As the pandemic does a slow fadeout, eCommerce companies are increasingly looking to expand their cross-border reach without taking on the administrative and payments headaches that seeking conversions in other markets typically involves.
There are the building blocks that make it easy for customers to get the products they want: a suite of order management, digital asset management and product information management solutions.
However, companies must also ensure that customers can actually pay for what they want, wherever they are, navigating a complex web of regulatory compliance, taxes, refunds and acceptance of preferred payment methods — not to mention the task of trying to find the smartest path to routing transactions to optimize authorizations.
The barriers are daunting and potentially expensive for even the savviest enterprises looking to scale internationally.
Two longtime players in the space, eCommerce Open Software-as-a-Service provider (SaaS) BigCommerce and eCommerce enabler Digital River, are hoping the partnership they announced last week provides a compelling solution to the problem, Digital River CEO Adam Coyle told PYMNTS’ Karen Webster.
It’s an ambitious move to create a more powerful platform model that can give rise to the next-generation Shopify or other major marketplace or online cross-border B2B seller.
The solution is aimed squarely at midmarket and large enterprises that don’t have the resources to buy and manage the tangle of tools that were table stakes for international expansion until very recently. Far better, Coyle argued, for companies to opt for an eCommerce engine that integrates localized payments out of the box.
Putting Digital River’s payments orchestration at the center of BigCommerce’s offering is a way of ensuring fewer regulatory hassles, fewer declines and fewer disputes — and ultimately developing whole new offshore markets that were inaccessible before.
“It’s having the infrastructure to be actually operating as a local in those regions because we believe that having a local entity, a local presence, is going to get you a better response from local card issuers than a cross-border response that’s been localized,” he said.

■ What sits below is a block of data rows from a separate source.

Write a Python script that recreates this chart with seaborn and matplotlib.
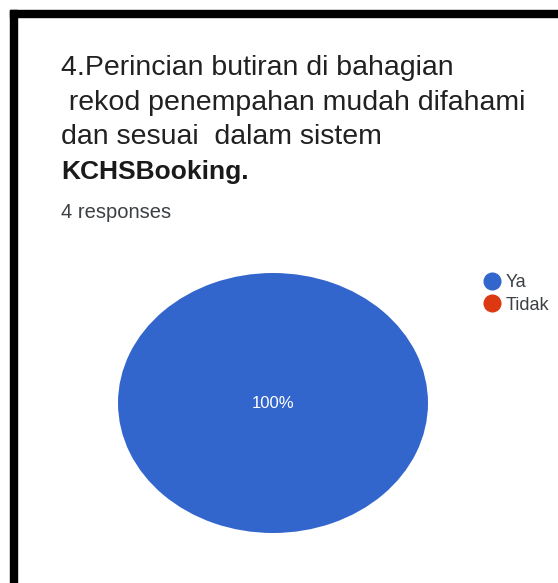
import matplotlib
matplotlib.use("Agg")
import matplotlib.pyplot as plt
from matplotlib.patches import Rectangle
from matplotlib.lines import Line2D
import seaborn as sns

categories = ["Ya", "Tidak"]
values = [4, 0]
colors = ["#3366cc", "#dc3912"]
title_lines = ["4.Perincian butiran di bahagian",
               " rekod penempahan mudah difahami",
               "dan sesuai  dalam sistem"]
title_bold = "KCHSBooking."
subtitle = "4 responses"

sns.set_theme(style="white")
plt.rcParams['font.family'] = ['Liberation Sans', 'DejaVu Sans']

W, H = 558, 583
fig = plt.figure(figsize=(W / 100, H / 100), dpi=100)
fig.patch.set_facecolor("white")

def fx(x): return x / W
def fy(y): return 1 - y / H

# black frame (top and left)
fig.patches.append(Rectangle((fx(10), fy(17)), fx(548), 7 / H, transform=fig.transFigure,
                             color="black", zorder=0))
fig.patches.append(Rectangle((fx(10), 0), 7 / W, fy(10), transform=fig.transFigure,
                             color="black", zorder=0))

# title
ys = [68, 103, 137]
for t, y in zip(title_lines, ys):
    fig.text(fx(61), fy(y), t, fontsize=20.5, color="#212121", va="center", ha="left")
fig.text(fx(61), fy(172), title_bold, fontsize=19, color="#1a1a1a", va="center", ha="left",
         fontweight="bold")
fig.text(fx(61), fy(212), subtitle, fontsize=14.5, color="#3c4043", va="center", ha="left")

# pie
ax = fig.add_axes([fx(118), fy(533), 310 / W, 260 / H])
total = sum(values)
wedges, _ = ax.pie(values, colors=colors, startangle=90, counterclock=False,
                   wedgeprops=dict(linewidth=0))
ax.set_aspect("auto")
ax.set_xlim(-1, 1)
ax.set_ylim(-1, 1)
ax.axis("off")
for v in values:
    if v / total >= 0.999:
        ax.text(0, 0.0, f"{v / total * 100:.0f}%", color="white", fontsize=12,
                ha="center", va="center")

handles = [Line2D([0], [0], marker="o", linestyle="", markersize=12,
                  markerfacecolor=c, markeredgecolor=c) for c in colors]
fig.legend(handles, categories, loc="upper left", bbox_to_anchor=(fx(472), fy(265)),
           frameon=False, fontsize=13, handletextpad=0.15, labelspacing=0.32,
           handlelength=1.2, borderpad=0, labelcolor="#3c4043")

fig.savefig("out.png", dpi=100)
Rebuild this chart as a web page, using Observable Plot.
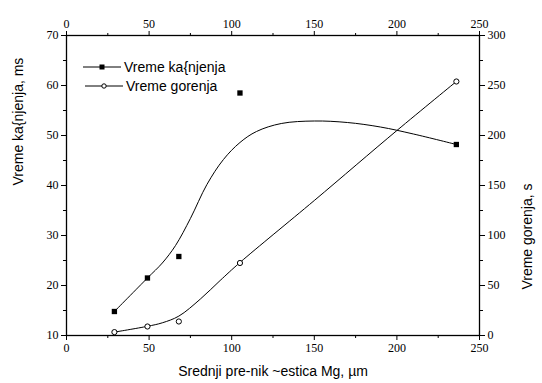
<!DOCTYPE html>
<html>
<head>
<meta charset="utf-8">
<script src="https://cdn.jsdelivr.net/npm/d3@7"></script>
<script src="https://cdn.jsdelivr.net/npm/@observablehq/plot@0.6"></script>
<style>
  html, body { margin: 0; padding: 0; background: #fff; }
  #wrap { position: relative; width: 542px; height: 383px; }
  #legend { position: absolute; left: 0; top: 0; pointer-events: none; }
</style>
</head>
<body>
<div id="wrap"></div>
<script>
// Measured data (mean Mg particle diameter, µm)
const diameter = [29, 49, 68, 105, 236];
const kasnjenje = [14.8, 21.5, 25.8, 58.5, 48.2];   // ms, left axis
const gorenje = [3.4, 9.0, 14.0, 72.5, 254];         // s, right axis

// Fitted curves as drawn in the figure (knots)
const fitKasX = [29, 49, 58, 66, 75, 85, 95, 105, 115, 130, 150, 170, 190, 210, 236];
const fitKasY = [14.8, 21.5, 24.5, 28.0, 33.4, 40.2, 45.2, 48.6, 50.8, 52.4, 52.9, 52.6, 51.7, 50.3, 48.2];
const fitGorX = [29, 49, 58, 68, 81, 93, 105, 150, 200, 236];
const fitGorY = [3.4, 9.2, 12.7, 19.4, 36.4, 55, 73, 135, 205, 254];

// Tick values
const xMajor = [0, 50, 100, 150, 200, 250];
const xMinor = [25, 75, 125, 175, 225];
const yMajor = [10, 20, 30, 40, 50, 60, 70];
const yMinor = [15, 25, 35, 45, 55, 65];

const labels = {
  series1: "Vreme ka{njenja",
  series2: "Vreme gorenja",
  x: "Srednji pre-nik ~estica Mg, \u00b5m",
  yLeft: "Vreme ka{njenja, ms",
  yRight: "Vreme gorenja, s"
};

// right axis (0..300 s) mapped onto left axis (10..70 ms)
const toLeft = v => 10 + v / 5;
const fromLeft = y => (y - 10) * 5;

const pts1 = diameter.map((d, i) => ({x: d, y: kasnjenje[i]}));
const pts2 = diameter.map((d, i) => ({x: d, y: toLeft(gorenje[i])}));
const fit1 = fitKasX.map((d, i) => ({x: d, y: fitKasY[i]}));
const fit2 = fitGorX.map((d, i) => ({x: d, y: toLeft(fitGorY[i])}));

const sansCSS = "'Liberation Sans', Arial, sans-serif";
const serifCSS = "'Liberation Serif', 'DejaVu Serif', serif";
const blank = () => "";
const ax = {label: null, tickPadding: 3};

const chart = Plot.plot({
  width: 542,
  height: 383,
  marginLeft: 66,
  marginRight: 63,
  marginTop: 35,
  marginBottom: 48,
  style: {color: "black", background: "white"},
  x: {domain: [0, 250]},
  y: {domain: [10, 70]},
  marks: [
    Plot.axisX(xMajor, {...ax, anchor: "bottom", tickSize: 5}),
    Plot.axisX(xMinor, {...ax, anchor: "bottom", tickSize: 3, tickFormat: blank}),
    Plot.axisX(xMajor, {...ax, anchor: "top", tickSize: 5}),
    Plot.axisX(xMinor, {...ax, anchor: "top", tickSize: 3, tickFormat: blank}),
    Plot.axisY(yMajor, {...ax, anchor: "left", tickSize: 5}),
    Plot.axisY(yMinor, {...ax, anchor: "left", tickSize: 3, tickFormat: blank}),
    Plot.axisY(yMajor, {...ax, anchor: "right", tickSize: 5, tickFormat: fromLeft}),
    Plot.axisY(yMinor, {...ax, anchor: "right", tickSize: 3, tickFormat: blank}),
    Plot.frame({stroke: "black", strokeWidth: 1.3}),
    Plot.line(fit1, {x: "x", y: "y", curve: "catmull-rom", stroke: "black", strokeWidth: 1}),
    Plot.line(fit2, {x: "x", y: "y", curve: "catmull-rom", stroke: "black", strokeWidth: 1}),
    Plot.dot(pts1, {x: "x", y: "y", symbol: "square", r: 3, fill: "black", stroke: "none"}),
    Plot.dot(pts2, {x: "x", y: "y", symbol: "circle", r: 2.6, fill: "white", stroke: "black", strokeWidth: 1}),
    Plot.text([labels.x], {frameAnchor: "bottom", dy: 40, fontSize: 14, fill: "black"}),
    Plot.text([labels.yLeft], {frameAnchor: "left", dx: -48, rotate: -90, fontSize: 14, fill: "black"}),
    Plot.text([labels.yRight], {frameAnchor: "right", dx: 48, dy: -2, rotate: -90, fontSize: 14, fill: "black"})
  ]
});

// fonts: serif tick labels, sans axis titles
const titleSet = new Set([labels.x, labels.yLeft, labels.yRight]);
chart.querySelectorAll("text").forEach(t => {
  if (titleSet.has(t.textContent)) {
    t.style.fontFamily = sansCSS;
    t.style.fontSize = "14px";
  } else {
    t.style.fontFamily = serifCSS;
    t.style.fontSize = "12px";
  }
});

const wrap = document.getElementById("wrap");
wrap.appendChild(chart);

// Legend overlay (inside the plot area, top left)
const ns = "http://www.w3.org/2000/svg";
const leg = document.createElementNS(ns, "svg");
leg.setAttribute("id", "legend");
leg.setAttribute("width", 542);
leg.setAttribute("height", 383);
const items = [
  {label: labels.series1, sym: "square", x0: 83, y: 67},
  {label: labels.series2, sym: "circle", x0: 85, y: 86}
];
for (const it of items) {
  const line = document.createElementNS(ns, "line");
  line.setAttribute("x1", it.x0); line.setAttribute("x2", it.x0 + 38);
  line.setAttribute("y1", it.y); line.setAttribute("y2", it.y);
  line.setAttribute("stroke", "black"); line.setAttribute("stroke-width", 1);
  leg.appendChild(line);
  const cx = it.x0 + 19;
  if (it.sym === "square") {
    const r = document.createElementNS(ns, "rect");
    r.setAttribute("x", cx - 2.5); r.setAttribute("y", it.y - 2.5);
    r.setAttribute("width", 5); r.setAttribute("height", 5);
    r.setAttribute("fill", "black");
    leg.appendChild(r);
  } else {
    const c = document.createElementNS(ns, "circle");
    c.setAttribute("cx", cx); c.setAttribute("cy", it.y); c.setAttribute("r", 2.2);
    c.setAttribute("fill", "white"); c.setAttribute("stroke", "black");
    leg.appendChild(c);
  }
  const t = document.createElementNS(ns, "text");
  t.setAttribute("x", it.x0 + 41); t.setAttribute("y", it.y);
  t.setAttribute("dy", "0.35em");
  t.style.fontFamily = sansCSS; t.style.fontSize = "14px";
  t.setAttribute("fill", "black");
  t.textContent = it.label;
  leg.appendChild(t);
}
wrap.appendChild(leg);
</script>
</body>
</html>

Webster noted that the sheer complexity of international payments and payment types is often too much for even larger businesses to take on. That’s where new integrations can shine.

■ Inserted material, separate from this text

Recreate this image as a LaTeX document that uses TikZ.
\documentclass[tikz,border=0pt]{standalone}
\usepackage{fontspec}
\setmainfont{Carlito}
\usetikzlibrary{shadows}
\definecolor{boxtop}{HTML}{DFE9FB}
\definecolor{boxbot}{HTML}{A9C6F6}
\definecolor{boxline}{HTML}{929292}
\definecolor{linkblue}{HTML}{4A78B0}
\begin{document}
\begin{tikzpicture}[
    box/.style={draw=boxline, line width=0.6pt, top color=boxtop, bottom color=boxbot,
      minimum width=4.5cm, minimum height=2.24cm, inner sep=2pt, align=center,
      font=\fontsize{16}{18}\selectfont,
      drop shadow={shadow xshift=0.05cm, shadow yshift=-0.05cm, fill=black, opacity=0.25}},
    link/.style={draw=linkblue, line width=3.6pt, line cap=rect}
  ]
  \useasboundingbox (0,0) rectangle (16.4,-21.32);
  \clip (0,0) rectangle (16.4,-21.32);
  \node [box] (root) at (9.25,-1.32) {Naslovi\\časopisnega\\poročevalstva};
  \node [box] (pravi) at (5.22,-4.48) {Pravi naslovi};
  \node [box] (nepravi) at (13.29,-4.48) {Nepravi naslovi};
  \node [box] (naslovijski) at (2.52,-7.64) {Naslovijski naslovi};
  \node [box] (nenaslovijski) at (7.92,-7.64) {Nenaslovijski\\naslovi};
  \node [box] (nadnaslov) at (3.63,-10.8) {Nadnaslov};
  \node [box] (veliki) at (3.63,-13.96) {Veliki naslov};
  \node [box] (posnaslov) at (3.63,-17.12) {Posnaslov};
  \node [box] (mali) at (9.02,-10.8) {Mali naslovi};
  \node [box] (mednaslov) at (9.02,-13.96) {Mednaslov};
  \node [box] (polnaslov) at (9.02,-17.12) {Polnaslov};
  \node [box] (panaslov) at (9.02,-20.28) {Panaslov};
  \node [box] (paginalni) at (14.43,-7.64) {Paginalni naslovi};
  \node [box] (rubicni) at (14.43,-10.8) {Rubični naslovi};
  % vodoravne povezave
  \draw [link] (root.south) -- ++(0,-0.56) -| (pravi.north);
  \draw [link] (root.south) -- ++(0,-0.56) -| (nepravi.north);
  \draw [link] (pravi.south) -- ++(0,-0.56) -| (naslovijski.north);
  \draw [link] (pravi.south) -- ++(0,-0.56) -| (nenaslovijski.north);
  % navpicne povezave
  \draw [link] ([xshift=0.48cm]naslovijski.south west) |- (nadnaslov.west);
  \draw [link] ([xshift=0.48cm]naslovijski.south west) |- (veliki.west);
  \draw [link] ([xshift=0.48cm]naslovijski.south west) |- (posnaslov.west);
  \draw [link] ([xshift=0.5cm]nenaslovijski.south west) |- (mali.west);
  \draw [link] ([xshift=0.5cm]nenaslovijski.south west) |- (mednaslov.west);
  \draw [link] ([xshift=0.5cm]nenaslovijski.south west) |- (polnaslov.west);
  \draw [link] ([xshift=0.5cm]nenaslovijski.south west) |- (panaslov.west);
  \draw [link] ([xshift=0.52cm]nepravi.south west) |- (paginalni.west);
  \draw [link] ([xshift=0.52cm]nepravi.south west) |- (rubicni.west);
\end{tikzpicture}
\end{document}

“We frequently see merchants looking to expand the types of payments they can accept around the world increasingly realizing that things that are common to us in the United States — like Visa, Mastercard — are not necessarily the preferred payment types” in other markets, Coyle said.
See also: Digital River’s Global Expansion Targets Cross-Border Payments Complexity for Enterprise Merchants
Conquering Complexities
Cross-border commerce has become the new promised land for online sellers, as the pandemic has forced companies and governments to allow more international commerce fluidity during product shortages. That new outlook needs a tech stack to match.

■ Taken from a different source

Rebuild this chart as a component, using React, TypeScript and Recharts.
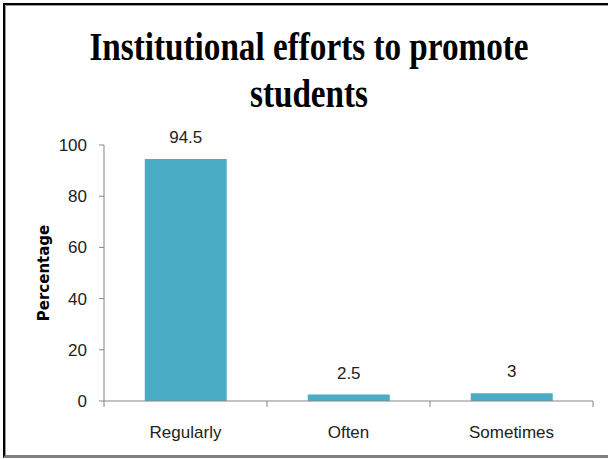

A look at how the refund process works — or doesn’t — across multiple geographies can provide a good picture of the daunting complexities.
“All payment methods have a different refund mechanism,” Coyle said. “If you’re a merchant that’s doing, let’s say, $50 million a year in global online sales, you’re never going to have the scale in your business to be really efficient in Romania or whatever country you want to pick. We can bring that scale to you because we aggregate volumes and we aggregate that experience across many, many different clients.”
The Digital River and BigCommerce partnership takes advantage of trends within trends, such as a heightened emphasis on tax and data privacy compliance.
“Sometimes, it’s a regulatory concern,” Coyle said. “Sometimes, it’s a tax concern, and [they] don’t really know how to pay taxes in Bulgaria or Paraguay or wherever. Sometimes it’s a payments concern, meaning, ‘I’m getting tired of having to change my implementation and write code every time an acquirer in Brazil decides to change their message spec.’”
Related: Cross-Border Shoppers Face 11% More Checkout Friction Than Domestic Peers
New Brands, New Markets
The BigCommerce deal builds on Digital River’s sweet spot of streamlined global selling.
Saying that the embrace of application programming interfaces (APIs) and microservices is helping players “flatten the stack and enable us to be more nimble as we look to bring new payment types and new capabilities in,” Coyle noted that as areas like B2B cross-border mushroom, this ability becomes vital.
As to where interest is greatest, Coyle said that the U.S. and Europe are as hot as ever, but that emerging markets want access, too, and they’re getting it via these fully loaded platforms.
“From, I’ll call it the brand standpoint, you see Latin American brands who are dying to sell into the global marketplace, you see Asian brands who are dying to sell into other parts of the world,” he said. “It’s fairly uniform from that perspective, although the practical realities can vary on the consumer side, on the selling side, depending on where you are.”
“We do see a lot of demand right now in B2B,” he added. “That’s the one I would say is probably the most interesting in some senses. I think B2B sellers are still relatively new to the online selling game. And we’re seeing a lot of demand from even high-ticket items, complicated B2B sales increasingly moving online, and that’s certainly going to be an area of growth.”